6. For each origin city, determine the destination city with the longest flight, based on flight duration (i.e., actual_elapsed_time). Use what you learned in the previous problem to make sure you are handling actual_elapsed_time correctly. If there is more than one destination city that achieves the maximum flight time for a given origin city, pick one to include arbitrarily.
  
  Output columns as origin_city, longest_dest_city, and longest_time.
  
  Order the output from highest longest_time to lowest. Break ties with origin_city alphabetically A-to-Z.
  
  Hint: Use SQLite's special handling of bare columns in aggregate queries with max/min.
  
  (Output relation cardinality: 334 rows. First row of output has longest_time 690.0.)
7. For each airline, calculate the percentage of its non-canceled flights that arrived on time or early (i.e., arrival delay <= 0). Sort the output in descending order of this percentage, and break ties in ascending alphabetical order by airline name. Report percentages as percentages, not decimals (e.g., report 75.2534... rather than 0.7525...). Do not round the percentages. Name the output columns carrier_name and on_time_pct. In case a carrier has no flights, include a row for that carrier with percentage 0.0.
  
  Hint: Use CASE expressions (link to SQLite documentation) to implement conditionals in SQL (kind of like if statements or the ternary operator in other languages).
  
  Hint: You can put a CASE expression as the argument to an aggregate function.
  
  (Output relation cardinality: 1743 rows because there are 1743 carriers in the carriers table. First row of output has carrier_name "Endeavor Air Inc." and on_time_pct 80.46...)
(Theory) Let \(\mathbb{Z}\) be the set of integers, \(\mathbb{S}\) be the set of strings, and \(\mathbb{B}\) be the set of booleans. Let \(R\) be an arbitrary finite relation on \(\mathbb{S} \times \mathbb{Z}\), and let \(T\) be an arbitrary finite relation on \(\mathbb{Z} \times \mathbb{B}\).
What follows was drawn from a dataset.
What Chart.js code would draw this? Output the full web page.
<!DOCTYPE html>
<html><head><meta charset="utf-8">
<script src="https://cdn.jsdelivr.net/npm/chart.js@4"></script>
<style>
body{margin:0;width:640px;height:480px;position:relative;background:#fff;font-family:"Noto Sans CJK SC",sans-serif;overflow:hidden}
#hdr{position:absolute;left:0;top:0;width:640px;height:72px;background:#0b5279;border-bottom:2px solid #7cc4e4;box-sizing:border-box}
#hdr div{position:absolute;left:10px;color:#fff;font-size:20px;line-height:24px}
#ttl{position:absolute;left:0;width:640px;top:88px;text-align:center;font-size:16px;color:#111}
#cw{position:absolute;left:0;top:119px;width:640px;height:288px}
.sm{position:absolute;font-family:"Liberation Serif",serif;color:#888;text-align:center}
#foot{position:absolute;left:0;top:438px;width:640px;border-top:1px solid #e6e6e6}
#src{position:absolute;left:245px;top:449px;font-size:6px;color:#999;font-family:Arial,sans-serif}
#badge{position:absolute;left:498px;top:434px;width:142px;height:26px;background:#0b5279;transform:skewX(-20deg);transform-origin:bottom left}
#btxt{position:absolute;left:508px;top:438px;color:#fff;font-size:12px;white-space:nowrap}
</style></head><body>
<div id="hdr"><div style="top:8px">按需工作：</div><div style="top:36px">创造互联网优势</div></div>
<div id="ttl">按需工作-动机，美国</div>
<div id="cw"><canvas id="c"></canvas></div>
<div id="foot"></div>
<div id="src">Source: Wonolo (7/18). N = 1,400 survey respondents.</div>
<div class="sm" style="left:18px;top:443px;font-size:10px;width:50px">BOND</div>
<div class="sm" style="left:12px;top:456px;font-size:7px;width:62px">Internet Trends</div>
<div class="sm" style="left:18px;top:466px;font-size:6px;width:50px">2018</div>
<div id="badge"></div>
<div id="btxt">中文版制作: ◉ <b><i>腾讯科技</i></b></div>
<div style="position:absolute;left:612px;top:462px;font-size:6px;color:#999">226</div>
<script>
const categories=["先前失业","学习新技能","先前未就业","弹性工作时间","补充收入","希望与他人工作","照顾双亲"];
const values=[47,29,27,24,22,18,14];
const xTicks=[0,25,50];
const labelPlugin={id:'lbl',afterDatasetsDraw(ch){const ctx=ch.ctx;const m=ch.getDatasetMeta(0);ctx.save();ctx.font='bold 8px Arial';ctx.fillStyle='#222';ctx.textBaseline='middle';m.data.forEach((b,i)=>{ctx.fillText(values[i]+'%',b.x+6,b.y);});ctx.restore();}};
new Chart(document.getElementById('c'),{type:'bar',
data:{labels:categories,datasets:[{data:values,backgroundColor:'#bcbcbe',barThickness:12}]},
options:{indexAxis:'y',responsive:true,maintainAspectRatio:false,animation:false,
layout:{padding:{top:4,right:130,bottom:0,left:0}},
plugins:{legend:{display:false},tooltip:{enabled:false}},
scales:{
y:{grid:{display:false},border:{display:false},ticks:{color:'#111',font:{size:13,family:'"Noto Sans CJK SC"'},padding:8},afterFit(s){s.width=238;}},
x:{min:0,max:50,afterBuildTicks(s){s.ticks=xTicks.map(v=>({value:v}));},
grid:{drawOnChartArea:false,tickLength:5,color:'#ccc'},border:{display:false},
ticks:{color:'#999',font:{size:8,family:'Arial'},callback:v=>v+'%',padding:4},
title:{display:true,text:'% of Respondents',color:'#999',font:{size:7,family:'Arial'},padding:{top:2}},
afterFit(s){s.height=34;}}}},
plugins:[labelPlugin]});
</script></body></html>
Define the inner join of \(R\) and \(T\), denoted by \(R\bowtie T\) to be

\[ R \bowtie T = \{ (s, z, b) \mid (s, z) \in R \text{ and } (z, b) \in T \} \]
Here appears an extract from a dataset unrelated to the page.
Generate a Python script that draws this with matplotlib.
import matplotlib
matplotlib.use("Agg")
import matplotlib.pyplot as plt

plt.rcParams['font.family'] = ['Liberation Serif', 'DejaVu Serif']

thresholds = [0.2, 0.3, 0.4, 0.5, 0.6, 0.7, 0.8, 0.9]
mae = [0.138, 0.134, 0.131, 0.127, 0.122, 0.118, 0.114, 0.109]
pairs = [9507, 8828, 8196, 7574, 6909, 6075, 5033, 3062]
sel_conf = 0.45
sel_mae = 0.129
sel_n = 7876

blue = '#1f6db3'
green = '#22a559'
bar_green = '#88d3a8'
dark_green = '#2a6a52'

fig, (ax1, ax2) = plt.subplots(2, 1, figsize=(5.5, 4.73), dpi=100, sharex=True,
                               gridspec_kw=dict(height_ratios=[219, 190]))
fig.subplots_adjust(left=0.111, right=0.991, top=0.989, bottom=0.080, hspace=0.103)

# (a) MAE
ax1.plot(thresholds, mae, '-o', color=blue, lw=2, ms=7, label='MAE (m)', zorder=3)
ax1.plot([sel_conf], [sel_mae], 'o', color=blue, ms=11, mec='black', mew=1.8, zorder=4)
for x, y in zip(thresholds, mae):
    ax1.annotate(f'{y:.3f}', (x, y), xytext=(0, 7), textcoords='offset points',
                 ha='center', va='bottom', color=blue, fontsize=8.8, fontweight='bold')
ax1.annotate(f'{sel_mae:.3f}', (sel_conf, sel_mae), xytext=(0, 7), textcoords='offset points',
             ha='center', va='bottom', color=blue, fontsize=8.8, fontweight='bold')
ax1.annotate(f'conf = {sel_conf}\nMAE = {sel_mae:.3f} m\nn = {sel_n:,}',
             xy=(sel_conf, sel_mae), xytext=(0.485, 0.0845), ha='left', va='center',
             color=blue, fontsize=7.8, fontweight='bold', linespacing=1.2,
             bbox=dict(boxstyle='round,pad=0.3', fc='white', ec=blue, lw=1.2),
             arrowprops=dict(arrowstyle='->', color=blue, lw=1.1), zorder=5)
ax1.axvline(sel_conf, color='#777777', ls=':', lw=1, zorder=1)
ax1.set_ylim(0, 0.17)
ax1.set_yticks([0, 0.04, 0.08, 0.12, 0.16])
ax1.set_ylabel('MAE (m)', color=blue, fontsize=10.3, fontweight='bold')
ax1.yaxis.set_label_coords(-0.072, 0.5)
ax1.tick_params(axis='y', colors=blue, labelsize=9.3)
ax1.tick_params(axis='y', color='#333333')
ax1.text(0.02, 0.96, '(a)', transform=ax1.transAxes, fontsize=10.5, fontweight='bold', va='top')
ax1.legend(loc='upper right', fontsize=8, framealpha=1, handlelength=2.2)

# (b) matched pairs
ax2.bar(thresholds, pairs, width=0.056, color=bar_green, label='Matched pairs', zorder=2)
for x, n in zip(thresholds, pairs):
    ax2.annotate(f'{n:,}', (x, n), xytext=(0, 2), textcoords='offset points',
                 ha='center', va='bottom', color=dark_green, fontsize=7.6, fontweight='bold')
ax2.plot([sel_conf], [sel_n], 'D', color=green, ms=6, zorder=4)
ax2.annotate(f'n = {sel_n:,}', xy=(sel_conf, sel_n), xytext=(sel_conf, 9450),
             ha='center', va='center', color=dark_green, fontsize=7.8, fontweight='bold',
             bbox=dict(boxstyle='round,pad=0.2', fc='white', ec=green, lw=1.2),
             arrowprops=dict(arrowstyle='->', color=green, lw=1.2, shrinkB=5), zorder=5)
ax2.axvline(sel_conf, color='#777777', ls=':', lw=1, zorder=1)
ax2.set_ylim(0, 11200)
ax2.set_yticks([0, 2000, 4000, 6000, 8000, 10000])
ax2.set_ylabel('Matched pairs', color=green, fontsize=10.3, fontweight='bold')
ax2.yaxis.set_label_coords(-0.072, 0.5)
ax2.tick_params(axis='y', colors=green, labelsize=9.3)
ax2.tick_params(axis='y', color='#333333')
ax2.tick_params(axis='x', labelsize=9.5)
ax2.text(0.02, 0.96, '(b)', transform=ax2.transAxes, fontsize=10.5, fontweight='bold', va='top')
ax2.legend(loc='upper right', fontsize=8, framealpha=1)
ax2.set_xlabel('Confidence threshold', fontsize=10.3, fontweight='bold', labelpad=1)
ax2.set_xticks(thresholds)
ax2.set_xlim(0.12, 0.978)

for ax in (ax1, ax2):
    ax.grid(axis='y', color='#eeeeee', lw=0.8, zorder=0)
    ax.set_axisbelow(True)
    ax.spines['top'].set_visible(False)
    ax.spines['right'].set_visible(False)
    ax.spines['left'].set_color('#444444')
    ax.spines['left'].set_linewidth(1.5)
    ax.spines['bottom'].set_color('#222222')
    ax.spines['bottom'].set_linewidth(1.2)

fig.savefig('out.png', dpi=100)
As usual, we denote the cardinality of a set \(A\) by \(|A|\).

In each of the following problems, you are asked to give an example of \(R\) and \(T\) satisfying some condition. Since these are both finite sets of pairs, you should simply list out their elements between curly braces.
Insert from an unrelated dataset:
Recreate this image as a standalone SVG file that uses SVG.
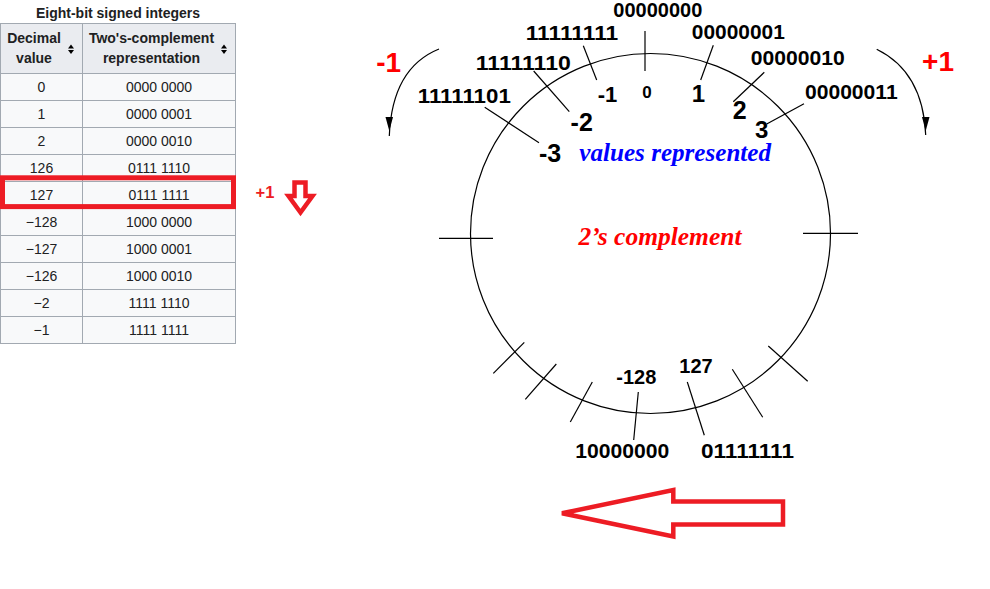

For each answer, also explain in one sentence why your example satisfies the condition.
1. Give an example of \(R\) and \(T\) such that both \(R\) and \(T\) have at least two elements, but \(R\bowtie T\) is empty.
2. Give an example of \(R\) and \(T\) such that \(|R| = 3\) and \(|T| = 2\) and \(|R\bowtie T| = 6\).
3. Give an example where \(R\) and \(T\) each have at least two elements, and for every \((s, z) \in R\), there is exactly one tuple in \(R\bowtie T\) with that value of \(s\) in its first component.
4. Give an example where \(R\) and \(T\) each have at least two elements, and there is at least one \((s_1, z_1) \in R\) with more than one tuple in \(R\bowtie T\) with the value of \(s_1\) in its first component and at least one \((s_2, z_2) \in R\) such that no tuple in \(R\bowtie T\) has the value \(s_2\) in its first component.
Turn in your answers to this problem as a PDF to the HW3 Written assignment on Gradescope.
(Java) Get the starter code. Implement a Java program with this specification (similar to problem 1c but simpler).

Find how many non-canceled flights each tail number made. Sort the output by the count from highest to lowest. (Breaking ties between equal counts arbitrarily.) If a tail number has canceled flights but no non-canceled flights, do not include it.

Unlike the Java problems on previous homeworks, for this problem we want you to think like a Java programmer and forget what you know about SQL/databases. How would you solve this problem in Java? Try to write simple code, but also code of reasonable efficiency, as if your code would be run on the full data set of all months and not just September 2024. The full dataset has hundreds of millions of rows, but you may assume the data and all intermediate results fit in main memory.

Turn in your HW3.java file along with all your hw3-q1....sql files to the HW3 Programming assignment on Gradescope.